Sweetening the very edge of doom.”

A light vapor, rather than smoke, issued from the top, no longer dark and foreboding like the evil genius whose vase was unsealed, but of soft, dove-like hues, as if some pacific herald. At its foot sleep fair villages among peaceful olive-trees, wreathed with vines, and lulled into forgetfulness by the gentle waves that caress the shore. Harmonious tints blend earth and sky and sea, but they are constantly varying with the rolling hours. There is nothing monotonous here, except the languid air which wearily plays among the odorous trees without the force to agitate their branches. Nature is here a genuine siren, half-earth, half-sea, whose magic voice wooes many a wanderer still to forget his native shore.
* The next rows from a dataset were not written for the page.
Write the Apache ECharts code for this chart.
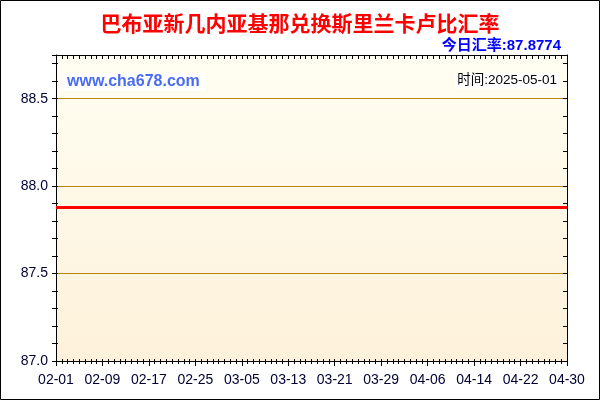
<!DOCTYPE html>
<html>
<head>
<meta charset="utf-8">
<script src="https://cdn.jsdelivr.net/npm/echarts@6/dist/echarts.min.js"></script>
<style>html,body{margin:0;padding:0;background:#fff;}#c{width:600px;height:400px;}</style>
</head>
<body>
<div id="c"></div>
<script>
var categories = [
'02-01','02-02','02-03','02-04','02-05','02-06','02-07','02-08','02-09','02-10',
'02-11','02-12','02-13','02-14','02-15','02-16','02-17','02-18','02-19','02-20',
'02-21','02-22','02-23','02-24','02-25','02-26','02-27','02-28',
'03-01','03-02','03-03','03-04','03-05','03-06','03-07','03-08','03-09','03-10',
'03-11','03-12','03-13','03-14','03-15','03-16','03-17','03-18','03-19','03-20',
'03-21','03-22','03-23','03-24','03-25','03-26','03-27','03-28','03-29','03-30','03-31',
'04-01','04-02','04-03','04-04','04-05','04-06','04-07','04-08','04-09','04-10',
'04-11','04-12','04-13','04-14','04-15','04-16','04-17','04-18','04-19','04-20',
'04-21','04-22','04-23','04-24','04-25','04-26','04-27','04-28','04-29','04-30'
];
var rates = [
87.8774,87.8774,87.8774,87.8774,87.8774,87.8774,87.8774,87.8774,87.8774,87.8774,
87.8774,87.8774,87.8774,87.8774,87.8774,87.8774,87.8774,87.8774,87.8774,87.8774,
87.8774,87.8774,87.8774,87.8774,87.8774,87.8774,87.8774,87.8774,
87.8774,87.8774,87.8774,87.8774,87.8774,87.8774,87.8774,87.8774,87.8774,87.8774,
87.8774,87.8774,87.8774,87.8774,87.8774,87.8774,87.8774,87.8774,87.8774,87.8774,
87.8774,87.8774,87.8774,87.8774,87.8774,87.8774,87.8774,87.8774,87.8774,87.8774,87.8774,
87.8774,87.8774,87.8774,87.8774,87.8774,87.8774,87.8774,87.8774,87.8774,87.8774,
87.8774,87.8774,87.8774,87.8774,87.8774,87.8774,87.8774,87.8774,87.8774,87.8774,
87.8774,87.8774,87.8774,87.8774,87.8774,87.8774,87.8774,87.8774,87.8774,87.8774
];
var yMin = 87.0, yMax = 88.75;
var titleText = '巴布亚新几内亚基那兑换斯里兰卡卢比汇率';
var todayText = '今日汇率:87.8774';
var siteText = 'www.cha678.com';
var timeText = '时间:2025-05-01';

var FONT = '"Liberation Sans", Arial, "Noto Sans CJK SC", sans-serif';
var chart = echarts.init(document.getElementById('c'), null, {renderer: 'canvas'});
var black = '#000';
function xa(extra){ return Object.assign({type:'category', data:categories, boundaryGap:false, gridIndex:0,
  axisLine:{show:false}, axisLabel:{show:false}, splitLine:{show:false}, axisTick:{show:false}}, extra); }
function ya(extra){ return Object.assign({type:'value', min:yMin, max:yMax, gridIndex:0,
  axisLine:{show:false}, axisLabel:{show:false}, splitLine:{show:false}, axisTick:{show:false}}, extra); }

chart.setOption({
  animation:false,
  backgroundColor:'#fff',
  title:[
    {text:titleText, left:'center', top:10, textStyle:{color:'#FF0000', fontSize:21, fontWeight:'bold', fontFamily:FONT}},
    {text:todayText, right:34, top:33, textStyle:{color:'#0000FF', fontSize:15, fontWeight:'bold', fontFamily:FONT}},
    {text:siteText, left:61, top:73, padding:[1,6,1,6], backgroundColor:'#fff', textStyle:{color:'#4A6CF0', fontSize:16, fontWeight:'bold', fontFamily:FONT}},
    {text:timeText, right:41, top:73, padding:[1,2,1,2], backgroundColor:'#fff', textStyle:{color:'#000', fontSize:13.5, fontWeight:'normal', fontFamily:FONT}}
  ],
  grid:{left:56, right:33, top:55, bottom:39, show:true, borderWidth:0,
    backgroundColor:new echarts.graphic.LinearGradient(0,0,0,1,[{offset:0,color:'#FFFEF2'},{offset:1,color:'#FDF1DA'}])},
  xAxis:[
    xa({position:'bottom', axisLine:{show:true, lineStyle:{color:black, width:1}},
        axisTick:{show:true, interval:0, length:3, lineStyle:{color:black}},
        axisLabel:{show:true, interval:7, color:'#000033', fontSize:14, fontFamily:FONT, margin:12}}),
    xa({position:'bottom', axisTick:{show:true, inside:true, interval:0, length:2, lineStyle:{color:black}}}),
    xa({position:'bottom', axisTick:{show:true, interval:7, length:5, lineStyle:{color:black}}}),
    xa({position:'top', axisLine:{show:true, lineStyle:{color:black}},
        axisTick:{show:true, inside:true, interval:0, length:4, lineStyle:{color:black}}})
  ],
  yAxis:[
    ya({position:'left', interval:0.5, axisLine:{show:true, lineStyle:{color:black}},
        axisLabel:{show:true, showMaxLabel:false, color:'#000033', fontSize:14, fontFamily:FONT, margin:8,
          formatter:function(v){ return (Math.abs(v*2-Math.round(v*2))<1e-6) ? v.toFixed(1) : ''; }},
        splitLine:{show:true, showMinLine:false, showMaxLine:false, lineStyle:{color:'#B8860B', width:1}}}),
    ya({position:'left', interval:0.1, axisTick:{show:true, length:4, lineStyle:{color:black}}}),
    ya({position:'left', interval:0.1, axisTick:{show:true, inside:true, length:2, lineStyle:{color:black}}}),
    ya({position:'right', interval:0.1, axisLine:{show:true, lineStyle:{color:black}},
        axisTick:{show:true, inside:true, length:4, lineStyle:{color:black}}})
  ],
  series:[{type:'line', xAxisIndex:0, yAxisIndex:0, data:rates, showSymbol:false, symbol:'none',
    lineStyle:{color:'#FF0000', width:3}, itemStyle:{color:'#FF0000'}, z:5}],
  graphic:[{type:'rect', shape:{x:0.5, y:0.5, width:599, height:399}, style:{fill:'none', stroke:'#000', lineWidth:1}, z:100}]
});
</script>
</body>
</html>
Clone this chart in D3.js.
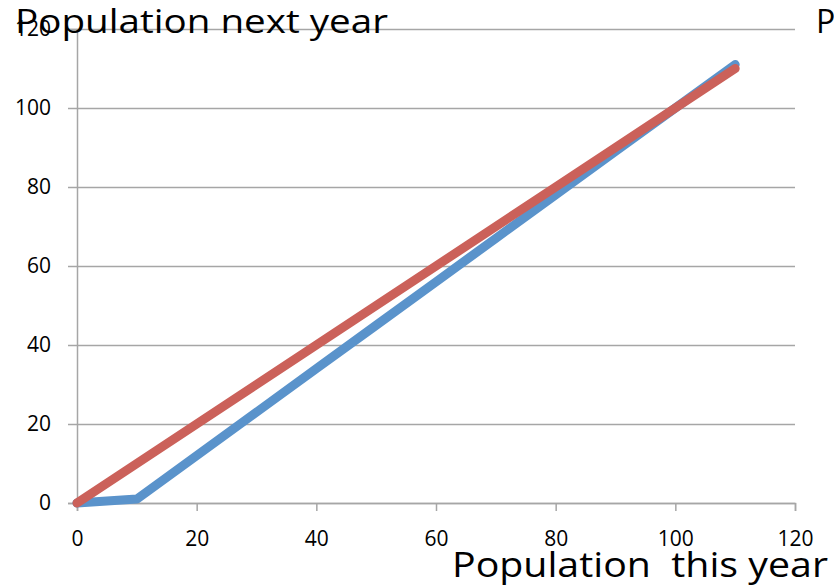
<!DOCTYPE html>
<html>
<head>
<meta charset="utf-8">
<script src="https://cdn.jsdelivr.net/npm/d3@7"></script>
<style>
  body { margin: 0; background: #fff; }
  svg { display: block; font-family: "Open Sans", sans-serif; }
</style>
</head>
<body>
<svg width="834" height="587"></svg>
<script>
// population this year (x) and next year (y) for the two series
const thisYear = [0, 10, 20, 30, 40, 50, 60, 70, 80, 90, 100, 110];
const nextYearBlue = [0, 1, 12, 23, 34, 45, 56, 67, 78, 89, 100, 111];
const nextYearRed = [0, 10, 20, 30, 40, 50, 60, 70, 80, 90, 100, 110];
const xTicks = [0, 20, 40, 60, 80, 100, 120];
const yTicks = [0, 20, 40, 60, 80, 100, 120];

const svg = d3.select("svg");
const plotLeft = 77, plotRight = 795, plotTop = 29, plotBottom = 503;

const x = d3.scaleLinear().domain([0, 120]).range([plotLeft, plotRight]);
const y = d3.scaleLinear().domain([0, 120]).range([plotBottom, plotTop]);

const gray = "#a6a6a6";

// gridlines
svg.append("g")
  .attr("transform", `translate(${plotLeft},0)`)
  .call(d3.axisLeft(y).tickValues(yTicks).tickSize(-(plotRight - plotLeft)).tickFormat(""))
  .call(g => g.select(".domain").remove())
  .call(g => g.selectAll("line").attr("stroke", gray).attr("stroke-width", 1.5));

// y axis
svg.append("g")
  .attr("transform", `translate(${plotLeft},0)`)
  .call(d3.axisLeft(y).tickValues(yTicks).tickSize(9).tickPadding(17))
  .call(g => g.select(".domain").attr("stroke", gray).attr("stroke-width", 1.5))
  .call(g => g.selectAll("line").attr("stroke", gray).attr("stroke-width", 1.5))
  .call(g => g.selectAll("text").attr("font-size", 21).attr("fill", "#000")
    .attr("font-family", "'Open Sans', sans-serif"));

// x axis
svg.append("g")
  .attr("transform", `translate(0,${plotBottom})`)
  .call(d3.axisBottom(x).tickValues(xTicks).tickSize(8).tickPadding(20))
  .call(g => g.select(".domain").attr("stroke", gray).attr("stroke-width", 1.5))
  .call(g => g.selectAll("line").attr("stroke", gray).attr("stroke-width", 1.5))
  .call(g => g.selectAll("text").attr("font-size", 21).attr("fill", "#000")
    .attr("font-family", "'Open Sans', sans-serif"));

const line = d3.line().x(d => x(d[0])).y(d => y(d[1]));

svg.append("path")
  .datum(thisYear.map((v, i) => [v, nextYearBlue[i]]))
  .attr("d", line)
  .attr("fill", "none")
  .attr("stroke", "#5a93cb")
  .attr("stroke-width", 9)
  .attr("stroke-linejoin", "round")
  .attr("stroke-linecap", "round");

svg.append("path")
  .datum(thisYear.map((v, i) => [v, nextYearRed[i]]))
  .attr("d", line)
  .attr("fill", "none")
  .attr("stroke", "#cb615a")
  .attr("stroke-width", 9)
  .attr("stroke-linejoin", "round")
  .attr("stroke-linecap", "round");

// titles
svg.append("text")
  .attr("x", 15).attr("y", 33)
  .attr("font-size", 32)
  .attr("textLength", 373).attr("lengthAdjust", "spacingAndGlyphs")
  .text("Population next year");

svg.append("text")
  .attr("x", 816).attr("y", 33)
  .attr("font-size", 32)
  .text("P");

svg.append("text")
  .attr("x", 452).attr("y", 577)
  .attr("font-size", 34)
  .attr("xml:space", "preserve")
  .style("white-space", "pre")
  .attr("textLength", 376).attr("lengthAdjust", "spacingAndGlyphs")
  .text("Population  this year");
</script>
</body>
</html>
We feel its charm as we survey the matchless landscape. An electric fire comes over the soul—admiration, wonder, emotions no words can express. Poetry is in the golden air, the bright waves, the enchanting shores, the intense hues that color everything—yes, even in the awful scars and lava streams that furnished the ancients with their ideas of Tartarus, and made Virgil place his descent thereto near the tenebrosa palus—the gloomy lake of Avernus, formed from the overflowing of the Acheron—

“Sad Acheron of sorrow, black and deep.”

The church bell awoke us from this delightful vision, and we entered the open door. It is a small building whose walls within are tinged a delicate sea-green, and have white mouldings, as if to harmonize with the foam-crested waves of the bay without. The windows are mere lunettes, high up in the arches, and below are five or six deep recesses with altars and paintings. The white marble basin at the entrance, for holy-water, looks like a flower on its tall, slender stem. On it is graven a shield like a chess-board—perhaps the arms of some noble of this farniente land to whom life was a mere game. We were at once struck by a singular crucifix on a kind of a tripod, under a canopy like a penthouse. Near by stood the Addolorata—the Madonna of Many Sorrows—in black like a nun, with wimple and veil, a stole embroidered with gold, and a wheel of gilt arrows piercing the silver heart on her breast. One poor dim lamp was burning before her. Opposite was a more cheerful altar with the Virgin del Parto, the titular of the church, gaily dressed after the Italian taste, and surrounded with lights and flowers. These two Madonnas seemed to personify Bethlehem and Calvary—the Alpha and Omega of the Christian mysteries—and between them we knelt to hear Mass.